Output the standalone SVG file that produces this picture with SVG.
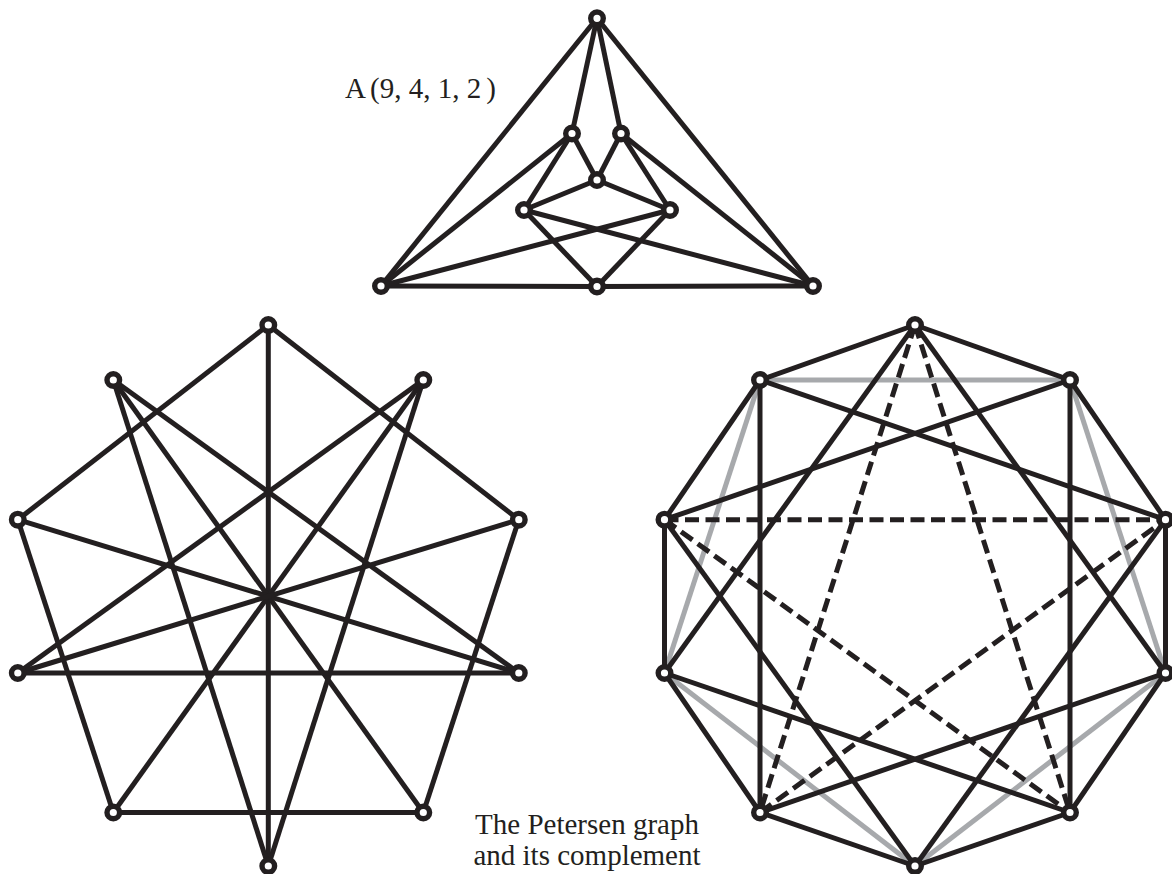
<svg xmlns="http://www.w3.org/2000/svg" width="1172" height="874" viewBox="0 0 1172 874">
<style>
.e{stroke:#231f20;stroke-width:5;fill:none}
.g{stroke:#a7a9ac}
.d{stroke-dasharray:14 6.5}
.n{fill:#fff;stroke:#231f20;stroke-width:5.4}
.t{font-family:"Liberation Serif","Times New Roman",serif;font-size:29px;fill:#231f20}
</style>
<rect width="1172" height="874" fill="#fff"/>
<g id="connectors">
<g id="top-edges" class="e">
<line x1="597" y1="18.3" x2="381" y2="286"/>
<line x1="597" y1="18.3" x2="813" y2="286"/>
<line x1="597" y1="18.3" x2="572" y2="133.5"/>
<line x1="597" y1="18.3" x2="621" y2="133.5"/>
<line x1="381" y1="286" x2="597" y2="286.5"/>
<line x1="597" y1="286.5" x2="813" y2="286"/>
<line x1="381" y1="286" x2="572" y2="133.5"/>
<line x1="381" y1="286" x2="670" y2="210"/>
<line x1="813" y1="286" x2="621" y2="133.5"/>
<line x1="813" y1="286" x2="524" y2="210"/>
<line x1="572" y1="133.5" x2="597" y2="180"/>
<line x1="621" y1="133.5" x2="597" y2="180"/>
<line x1="572" y1="133.5" x2="524" y2="210"/>
<line x1="621" y1="133.5" x2="670" y2="210"/>
<line x1="597" y1="180" x2="524" y2="210"/>
<line x1="597" y1="180" x2="670" y2="210"/>
<line x1="524" y1="210" x2="597" y2="286.5"/>
<line x1="670" y1="210" x2="597" y2="286.5"/>
</g>
<g id="petersen-edges" class="e">
<line x1="268.3" y1="325" x2="17.8" y2="519.7"/>
<line x1="268.3" y1="325" x2="518.8" y2="519.7"/>
<line x1="268.3" y1="325" x2="268.3" y2="866"/>
<line x1="113.3" y1="380" x2="268.3" y2="866"/>
<line x1="113.3" y1="380" x2="423.3" y2="812.5"/>
<line x1="113.3" y1="380" x2="518.8" y2="673"/>
<line x1="423.3" y1="380" x2="268.3" y2="866"/>
<line x1="423.3" y1="380" x2="113.3" y2="812.5"/>
<line x1="423.3" y1="380" x2="17.8" y2="673"/>
<line x1="17.8" y1="519.7" x2="518.8" y2="673"/>
<line x1="17.8" y1="519.7" x2="113.3" y2="812.5"/>
<line x1="518.8" y1="519.7" x2="17.8" y2="673"/>
<line x1="518.8" y1="519.7" x2="423.3" y2="812.5"/>
<line x1="17.8" y1="673" x2="518.8" y2="673"/>
<line x1="113.3" y1="812.5" x2="423.3" y2="812.5"/>
</g>
<g id="complement-gray" class="e g">
<line x1="760" y1="380" x2="664.5" y2="673"/>
<line x1="664.5" y1="673" x2="915" y2="866"/>
<line x1="915" y1="866" x2="1165.5" y2="673"/>
<line x1="1165.5" y1="673" x2="1070" y2="380"/>
<line x1="1070" y1="380" x2="760" y2="380"/>
</g>
<g id="complement-solid" class="e">
<line x1="915" y1="325" x2="760" y2="380"/>
<line x1="760" y1="380" x2="664.5" y2="519.7"/>
<line x1="664.5" y1="519.7" x2="664.5" y2="673"/>
<line x1="664.5" y1="673" x2="760" y2="812.5"/>
<line x1="760" y1="812.5" x2="915" y2="866"/>
<line x1="915" y1="866" x2="1070" y2="812.5"/>
<line x1="1070" y1="812.5" x2="1165.5" y2="673"/>
<line x1="1165.5" y1="673" x2="1165.5" y2="519.7"/>
<line x1="1165.5" y1="519.7" x2="1070" y2="380"/>
<line x1="1070" y1="380" x2="915" y2="325"/>
<line x1="915" y1="325" x2="664.5" y2="673"/>
<line x1="760" y1="380" x2="760" y2="812.5"/>
<line x1="664.5" y1="519.7" x2="915" y2="866"/>
<line x1="664.5" y1="673" x2="1070" y2="812.5"/>
<line x1="760" y1="812.5" x2="1165.5" y2="673"/>
<line x1="915" y1="866" x2="1165.5" y2="519.7"/>
<line x1="1070" y1="812.5" x2="1070" y2="380"/>
<line x1="1165.5" y1="673" x2="915" y2="325"/>
<line x1="1165.5" y1="519.7" x2="760" y2="380"/>
<line x1="1070" y1="380" x2="664.5" y2="519.7"/>
</g>
<g id="complement-dashed" class="e d">
<line x1="915" y1="325" x2="760" y2="812.5"/>
<line x1="915" y1="325" x2="1070" y2="812.5"/>
<line x1="664.5" y1="519.7" x2="1070" y2="812.5"/>
<line x1="664.5" y1="519.7" x2="1165.5" y2="519.7"/>
<line x1="760" y1="812.5" x2="1165.5" y2="519.7"/>
</g>
</g>
<g id="a-top"><circle class="n" cx="597" cy="18.3" r="6.3"/></g>
<g id="a-ul"><circle class="n" cx="572" cy="133.5" r="6.3"/></g>
<g id="a-ur"><circle class="n" cx="621" cy="133.5" r="6.3"/></g>
<g id="a-c"><circle class="n" cx="597" cy="180" r="6.3"/></g>
<g id="a-ml"><circle class="n" cx="524" cy="210" r="6.3"/></g>
<g id="a-mr"><circle class="n" cx="670" cy="210" r="6.3"/></g>
<g id="a-l"><circle class="n" cx="381" cy="286" r="6.3"/></g>
<g id="a-bm"><circle class="n" cx="597" cy="286.5" r="6.3"/></g>
<g id="a-r"><circle class="n" cx="813" cy="286" r="6.3"/></g>
<g id="p0"><circle class="n" cx="268.3" cy="325" r="6.3"/></g>
<g id="p1"><circle class="n" cx="113.3" cy="380" r="6.3"/></g>
<g id="p2"><circle class="n" cx="17.8" cy="519.7" r="6.3"/></g>
<g id="p3"><circle class="n" cx="17.8" cy="673" r="6.3"/></g>
<g id="p4"><circle class="n" cx="113.3" cy="812.5" r="6.3"/></g>
<g id="p5"><circle class="n" cx="268.3" cy="866" r="6.3"/></g>
<g id="p6"><circle class="n" cx="423.3" cy="812.5" r="6.3"/></g>
<g id="p7"><circle class="n" cx="518.8" cy="673" r="6.3"/></g>
<g id="p8"><circle class="n" cx="518.8" cy="519.7" r="6.3"/></g>
<g id="p9"><circle class="n" cx="423.3" cy="380" r="6.3"/></g>
<g id="c0"><circle class="n" cx="915" cy="325" r="6.3"/></g>
<g id="c1"><circle class="n" cx="760" cy="380" r="6.3"/></g>
<g id="c2"><circle class="n" cx="664.5" cy="519.7" r="6.3"/></g>
<g id="c3"><circle class="n" cx="664.5" cy="673" r="6.3"/></g>
<g id="c4"><circle class="n" cx="760" cy="812.5" r="6.3"/></g>
<g id="c5"><circle class="n" cx="915" cy="866" r="6.3"/></g>
<g id="c6"><circle class="n" cx="1070" cy="812.5" r="6.3"/></g>
<g id="c7"><circle class="n" cx="1165.5" cy="673" r="6.3"/></g>
<g id="c8"><circle class="n" cx="1165.5" cy="519.7" r="6.3"/></g>
<g id="c9"><circle class="n" cx="1070" cy="380" r="6.3"/></g>
<g id="label-a"><text class="t" x="345" y="98">A<tspan dx="4">(</tspan>9, 4, 1, 2<tspan dx="5">)</tspan></text></g>
<g id="caption"><text class="t" text-anchor="middle"><tspan x="587" y="834">The Petersen graph</tspan><tspan x="587" y="865">and its complement</tspan></text></g>
</svg>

- _Exercise_: Reproduce every line precisely as given, omitting all pictures.

- _Output for this exercise_:
Output the standalone SVG file that produces this picture with SVG.
<svg xmlns="http://www.w3.org/2000/svg" width="1172" height="874" viewBox="0 0 1172 874">
<style>
.e{stroke:#231f20;stroke-width:5;fill:none}
.g{stroke:#a7a9ac}
.d{stroke-dasharray:14 6.5}
.n{fill:#fff;stroke:#231f20;stroke-width:5.4}
.t{font-family:"Liberation Serif","Times New Roman",serif;font-size:29px;fill:#231f20}
</style>
<rect width="1172" height="874" fill="#fff"/>
<g id="connectors">
<g id="top-edges" class="e">
<line x1="597" y1="18.3" x2="381" y2="286"/>
<line x1="597" y1="18.3" x2="813" y2="286"/>
<line x1="597" y1="18.3" x2="572" y2="133.5"/>
<line x1="597" y1="18.3" x2="621" y2="133.5"/>
<line x1="381" y1="286" x2="597" y2="286.5"/>
<line x1="597" y1="286.5" x2="813" y2="286"/>
<line x1="381" y1="286" x2="572" y2="133.5"/>
<line x1="381" y1="286" x2="670" y2="210"/>
<line x1="813" y1="286" x2="621" y2="133.5"/>
<line x1="813" y1="286" x2="524" y2="210"/>
<line x1="572" y1="133.5" x2="597" y2="180"/>
<line x1="621" y1="133.5" x2="597" y2="180"/>
<line x1="572" y1="133.5" x2="524" y2="210"/>
<line x1="621" y1="133.5" x2="670" y2="210"/>
<line x1="597" y1="180" x2="524" y2="210"/>
<line x1="597" y1="180" x2="670" y2="210"/>
<line x1="524" y1="210" x2="597" y2="286.5"/>
<line x1="670" y1="210" x2="597" y2="286.5"/>
</g>
<g id="petersen-edges" class="e">
<line x1="268.3" y1="325" x2="17.8" y2="519.7"/>
<line x1="268.3" y1="325" x2="518.8" y2="519.7"/>
<line x1="268.3" y1="325" x2="268.3" y2="866"/>
<line x1="113.3" y1="380" x2="268.3" y2="866"/>
<line x1="113.3" y1="380" x2="423.3" y2="812.5"/>
<line x1="113.3" y1="380" x2="518.8" y2="673"/>
<line x1="423.3" y1="380" x2="268.3" y2="866"/>
<line x1="423.3" y1="380" x2="113.3" y2="812.5"/>
<line x1="423.3" y1="380" x2="17.8" y2="673"/>
<line x1="17.8" y1="519.7" x2="518.8" y2="673"/>
<line x1="17.8" y1="519.7" x2="113.3" y2="812.5"/>
<line x1="518.8" y1="519.7" x2="17.8" y2="673"/>
<line x1="518.8" y1="519.7" x2="423.3" y2="812.5"/>
<line x1="17.8" y1="673" x2="518.8" y2="673"/>
<line x1="113.3" y1="812.5" x2="423.3" y2="812.5"/>
</g>
<g id="complement-gray" class="e g">
<line x1="760" y1="380" x2="664.5" y2="673"/>
<line x1="664.5" y1="673" x2="915" y2="866"/>
<line x1="915" y1="866" x2="1165.5" y2="673"/>
<line x1="1165.5" y1="673" x2="1070" y2="380"/>
<line x1="1070" y1="380" x2="760" y2="380"/>
</g>
<g id="complement-solid" class="e">
<line x1="915" y1="325" x2="760" y2="380"/>
<line x1="760" y1="380" x2="664.5" y2="519.7"/>
<line x1="664.5" y1="519.7" x2="664.5" y2="673"/>
<line x1="664.5" y1="673" x2="760" y2="812.5"/>
<line x1="760" y1="812.5" x2="915" y2="866"/>
<line x1="915" y1="866" x2="1070" y2="812.5"/>
<line x1="1070" y1="812.5" x2="1165.5" y2="673"/>
<line x1="1165.5" y1="673" x2="1165.5" y2="519.7"/>
<line x1="1165.5" y1="519.7" x2="1070" y2="380"/>
<line x1="1070" y1="380" x2="915" y2="325"/>
<line x1="915" y1="325" x2="664.5" y2="673"/>
<line x1="760" y1="380" x2="760" y2="812.5"/>
<line x1="664.5" y1="519.7" x2="915" y2="866"/>
<line x1="664.5" y1="673" x2="1070" y2="812.5"/>
<line x1="760" y1="812.5" x2="1165.5" y2="673"/>
<line x1="915" y1="866" x2="1165.5" y2="519.7"/>
<line x1="1070" y1="812.5" x2="1070" y2="380"/>
<line x1="1165.5" y1="673" x2="915" y2="325"/>
<line x1="1165.5" y1="519.7" x2="760" y2="380"/>
<line x1="1070" y1="380" x2="664.5" y2="519.7"/>
</g>
<g id="complement-dashed" class="e d">
<line x1="915" y1="325" x2="760" y2="812.5"/>
<line x1="915" y1="325" x2="1070" y2="812.5"/>
<line x1="664.5" y1="519.7" x2="1070" y2="812.5"/>
<line x1="664.5" y1="519.7" x2="1165.5" y2="519.7"/>
<line x1="760" y1="812.5" x2="1165.5" y2="519.7"/>
</g>
</g>
<g id="a-top"><circle class="n" cx="597" cy="18.3" r="6.3"/></g>
<g id="a-ul"><circle class="n" cx="572" cy="133.5" r="6.3"/></g>
<g id="a-ur"><circle class="n" cx="621" cy="133.5" r="6.3"/></g>
<g id="a-c"><circle class="n" cx="597" cy="180" r="6.3"/></g>
<g id="a-ml"><circle class="n" cx="524" cy="210" r="6.3"/></g>
<g id="a-mr"><circle class="n" cx="670" cy="210" r="6.3"/></g>
<g id="a-l"><circle class="n" cx="381" cy="286" r="6.3"/></g>
<g id="a-bm"><circle class="n" cx="597" cy="286.5" r="6.3"/></g>
<g id="a-r"><circle class="n" cx="813" cy="286" r="6.3"/></g>
<g id="p0"><circle class="n" cx="268.3" cy="325" r="6.3"/></g>
<g id="p1"><circle class="n" cx="113.3" cy="380" r="6.3"/></g>
<g id="p2"><circle class="n" cx="17.8" cy="519.7" r="6.3"/></g>
<g id="p3"><circle class="n" cx="17.8" cy="673" r="6.3"/></g>
<g id="p4"><circle class="n" cx="113.3" cy="812.5" r="6.3"/></g>
<g id="p5"><circle class="n" cx="268.3" cy="866" r="6.3"/></g>
<g id="p6"><circle class="n" cx="423.3" cy="812.5" r="6.3"/></g>
<g id="p7"><circle class="n" cx="518.8" cy="673" r="6.3"/></g>
<g id="p8"><circle class="n" cx="518.8" cy="519.7" r="6.3"/></g>
<g id="p9"><circle class="n" cx="423.3" cy="380" r="6.3"/></g>
<g id="c0"><circle class="n" cx="915" cy="325" r="6.3"/></g>
<g id="c1"><circle class="n" cx="760" cy="380" r="6.3"/></g>
<g id="c2"><circle class="n" cx="664.5" cy="519.7" r="6.3"/></g>
<g id="c3"><circle class="n" cx="664.5" cy="673" r="6.3"/></g>
<g id="c4"><circle class="n" cx="760" cy="812.5" r="6.3"/></g>
<g id="c5"><circle class="n" cx="915" cy="866" r="6.3"/></g>
<g id="c6"><circle class="n" cx="1070" cy="812.5" r="6.3"/></g>
<g id="c7"><circle class="n" cx="1165.5" cy="673" r="6.3"/></g>
<g id="c8"><circle class="n" cx="1165.5" cy="519.7" r="6.3"/></g>
<g id="c9"><circle class="n" cx="1070" cy="380" r="6.3"/></g>
<g id="label-a"><text class="t" x="345" y="98">A<tspan dx="4">(</tspan>9, 4, 1, 2<tspan dx="5">)</tspan></text></g>
<g id="caption"><text class="t" text-anchor="middle"><tspan x="587" y="834">The Petersen graph</tspan><tspan x="587" y="865">and its complement</tspan></text></g>
</svg>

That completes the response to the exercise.